_STATED PROBLEM_:
All of the lines below are to be printed again exactly; images are excluded from the output.

_PROVIDED MATERIAL_:
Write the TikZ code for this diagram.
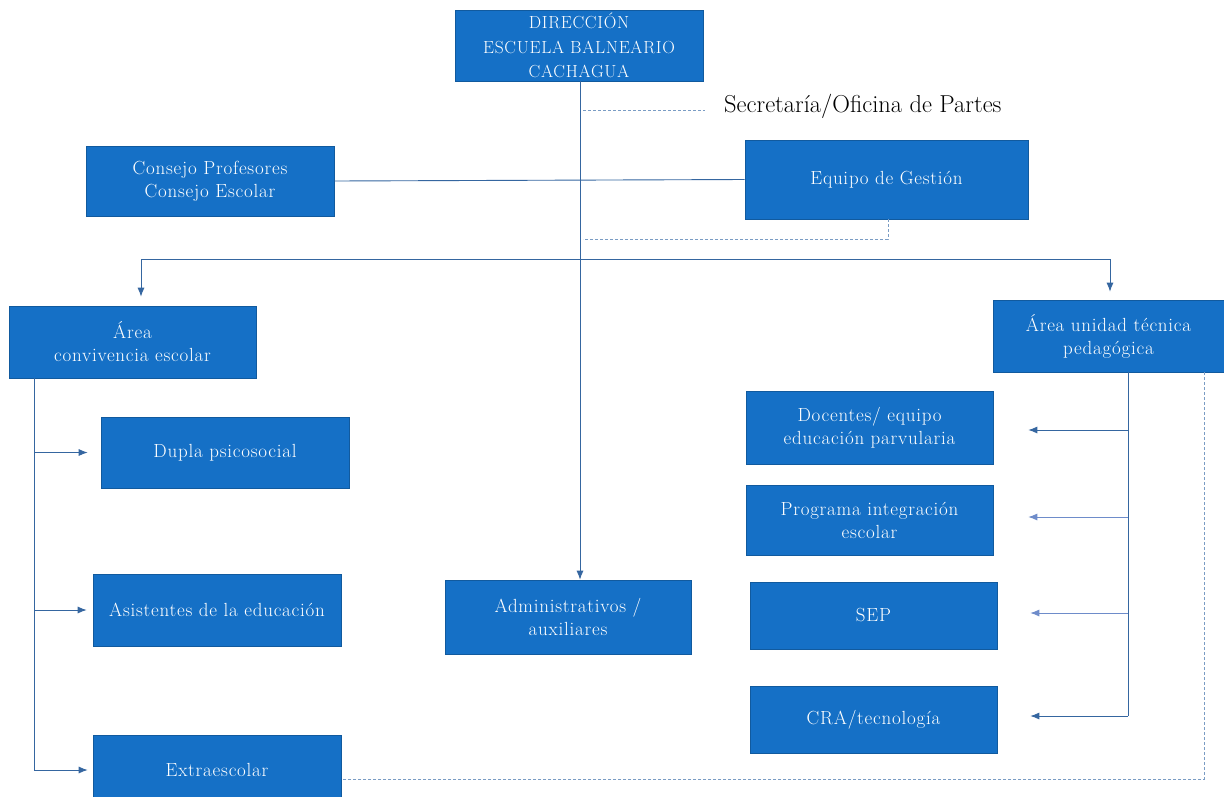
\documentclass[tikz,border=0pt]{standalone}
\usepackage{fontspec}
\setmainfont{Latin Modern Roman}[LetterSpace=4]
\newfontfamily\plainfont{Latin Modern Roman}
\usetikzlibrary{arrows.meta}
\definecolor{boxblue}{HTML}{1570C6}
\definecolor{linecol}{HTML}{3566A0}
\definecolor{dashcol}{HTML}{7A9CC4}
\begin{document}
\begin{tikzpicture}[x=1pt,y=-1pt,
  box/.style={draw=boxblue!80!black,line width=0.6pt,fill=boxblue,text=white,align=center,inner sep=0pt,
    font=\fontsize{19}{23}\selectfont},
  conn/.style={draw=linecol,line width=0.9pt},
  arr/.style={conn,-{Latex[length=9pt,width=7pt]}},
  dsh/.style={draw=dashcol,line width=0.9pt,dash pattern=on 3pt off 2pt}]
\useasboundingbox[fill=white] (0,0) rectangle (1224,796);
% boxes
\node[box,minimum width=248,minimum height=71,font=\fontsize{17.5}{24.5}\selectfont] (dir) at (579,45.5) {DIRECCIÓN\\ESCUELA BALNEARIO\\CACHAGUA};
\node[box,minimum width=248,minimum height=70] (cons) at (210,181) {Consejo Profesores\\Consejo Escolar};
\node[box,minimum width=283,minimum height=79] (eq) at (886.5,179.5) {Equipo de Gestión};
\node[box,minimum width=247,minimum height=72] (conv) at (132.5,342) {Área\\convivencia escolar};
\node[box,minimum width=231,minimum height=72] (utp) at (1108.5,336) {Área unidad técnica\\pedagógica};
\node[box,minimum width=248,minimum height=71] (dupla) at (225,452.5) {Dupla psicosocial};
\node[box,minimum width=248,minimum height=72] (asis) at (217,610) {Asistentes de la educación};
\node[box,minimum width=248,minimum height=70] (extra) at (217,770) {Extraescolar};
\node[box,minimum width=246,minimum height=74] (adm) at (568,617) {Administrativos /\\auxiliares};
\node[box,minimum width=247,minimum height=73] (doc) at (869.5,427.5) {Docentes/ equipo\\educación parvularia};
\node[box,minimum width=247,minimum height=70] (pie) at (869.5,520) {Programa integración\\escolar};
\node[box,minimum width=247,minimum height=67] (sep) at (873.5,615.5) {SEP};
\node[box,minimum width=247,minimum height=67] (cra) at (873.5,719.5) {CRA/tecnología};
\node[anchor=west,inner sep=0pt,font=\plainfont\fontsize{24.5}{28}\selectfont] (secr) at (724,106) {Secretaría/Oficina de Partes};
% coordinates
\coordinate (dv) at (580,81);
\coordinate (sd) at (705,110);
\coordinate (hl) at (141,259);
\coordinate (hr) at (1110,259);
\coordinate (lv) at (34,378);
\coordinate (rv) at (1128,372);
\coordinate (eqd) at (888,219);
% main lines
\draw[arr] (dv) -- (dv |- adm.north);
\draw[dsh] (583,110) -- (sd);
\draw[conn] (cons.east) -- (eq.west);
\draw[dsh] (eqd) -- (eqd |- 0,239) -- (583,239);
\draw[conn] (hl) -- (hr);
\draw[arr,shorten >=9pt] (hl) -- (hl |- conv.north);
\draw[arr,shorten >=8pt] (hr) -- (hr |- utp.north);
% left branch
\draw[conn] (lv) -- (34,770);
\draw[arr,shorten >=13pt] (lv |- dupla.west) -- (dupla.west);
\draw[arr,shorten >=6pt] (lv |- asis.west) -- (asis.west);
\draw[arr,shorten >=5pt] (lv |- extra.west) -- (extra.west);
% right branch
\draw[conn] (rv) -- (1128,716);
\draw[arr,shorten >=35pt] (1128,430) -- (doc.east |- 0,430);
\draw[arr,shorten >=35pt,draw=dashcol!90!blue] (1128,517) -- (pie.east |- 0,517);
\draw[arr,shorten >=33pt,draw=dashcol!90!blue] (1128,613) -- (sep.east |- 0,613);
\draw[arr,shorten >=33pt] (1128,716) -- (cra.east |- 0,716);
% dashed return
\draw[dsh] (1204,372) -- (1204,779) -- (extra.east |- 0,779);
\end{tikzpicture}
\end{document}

_RESULT_:
Write the TikZ code for this diagram.
\documentclass[tikz,border=0pt]{standalone}
\usepackage{fontspec}
\setmainfont{Latin Modern Roman}[LetterSpace=4]
\newfontfamily\plainfont{Latin Modern Roman}
\usetikzlibrary{arrows.meta}
\definecolor{boxblue}{HTML}{1570C6}
\definecolor{linecol}{HTML}{3566A0}
\definecolor{dashcol}{HTML}{7A9CC4}
\begin{document}
\begin{tikzpicture}[x=1pt,y=-1pt,
  box/.style={draw=boxblue!80!black,line width=0.6pt,fill=boxblue,text=white,align=center,inner sep=0pt,
    font=\fontsize{19}{23}\selectfont},
  conn/.style={draw=linecol,line width=0.9pt},
  arr/.style={conn,-{Latex[length=9pt,width=7pt]}},
  dsh/.style={draw=dashcol,line width=0.9pt,dash pattern=on 3pt off 2pt}]
\useasboundingbox[fill=white] (0,0) rectangle (1224,796);
% boxes
\node[box,minimum width=248,minimum height=71,font=\fontsize{17.5}{24.5}\selectfont] (dir) at (579,45.5) {DIRECCIÓN\\ESCUELA BALNEARIO\\CACHAGUA};
\node[box,minimum width=248,minimum height=70] (cons) at (210,181) {Consejo Profesores\\Consejo Escolar};
\node[box,minimum width=283,minimum height=79] (eq) at (886.5,179.5) {Equipo de Gestión};
\node[box,minimum width=247,minimum height=72] (conv) at (132.5,342) {Área\\convivencia escolar};
\node[box,minimum width=231,minimum height=72] (utp) at (1108.5,336) {Área unidad técnica\\pedagógica};
\node[box,minimum width=248,minimum height=71] (dupla) at (225,452.5) {Dupla psicosocial};
\node[box,minimum width=248,minimum height=72] (asis) at (217,610) {Asistentes de la educación};
\node[box,minimum width=248,minimum height=70] (extra) at (217,770) {Extraescolar};
\node[box,minimum width=246,minimum height=74] (adm) at (568,617) {Administrativos /\\auxiliares};
\node[box,minimum width=247,minimum height=73] (doc) at (869.5,427.5) {Docentes/ equipo\\educación parvularia};
\node[box,minimum width=247,minimum height=70] (pie) at (869.5,520) {Programa integración\\escolar};
\node[box,minimum width=247,minimum height=67] (sep) at (873.5,615.5) {SEP};
\node[box,minimum width=247,minimum height=67] (cra) at (873.5,719.5) {CRA/tecnología};
\node[anchor=west,inner sep=0pt,font=\plainfont\fontsize{24.5}{28}\selectfont] (secr) at (724,106) {Secretaría/Oficina de Partes};
% coordinates
\coordinate (dv) at (580,81);
\coordinate (sd) at (705,110);
\coordinate (hl) at (141,259);
\coordinate (hr) at (1110,259);
\coordinate (lv) at (34,378);
\coordinate (rv) at (1128,372);
\coordinate (eqd) at (888,219);
% main lines
\draw[arr] (dv) -- (dv |- adm.north);
\draw[dsh] (583,110) -- (sd);
\draw[conn] (cons.east) -- (eq.west);
\draw[dsh] (eqd) -- (eqd |- 0,239) -- (583,239);
\draw[conn] (hl) -- (hr);
\draw[arr,shorten >=9pt] (hl) -- (hl |- conv.north);
\draw[arr,shorten >=8pt] (hr) -- (hr |- utp.north);
% left branch
\draw[conn] (lv) -- (34,770);
\draw[arr,shorten >=13pt] (lv |- dupla.west) -- (dupla.west);
\draw[arr,shorten >=6pt] (lv |- asis.west) -- (asis.west);
\draw[arr,shorten >=5pt] (lv |- extra.west) -- (extra.west);
% right branch
\draw[conn] (rv) -- (1128,716);
\draw[arr,shorten >=35pt] (1128,430) -- (doc.east |- 0,430);
\draw[arr,shorten >=35pt,draw=dashcol!90!blue] (1128,517) -- (pie.east |- 0,517);
\draw[arr,shorten >=33pt,draw=dashcol!90!blue] (1128,613) -- (sep.east |- 0,613);
\draw[arr,shorten >=33pt] (1128,716) -- (cra.east |- 0,716);
% dashed return
\draw[dsh] (1204,372) -- (1204,779) -- (extra.east |- 0,779);
\end{tikzpicture}
\end{document}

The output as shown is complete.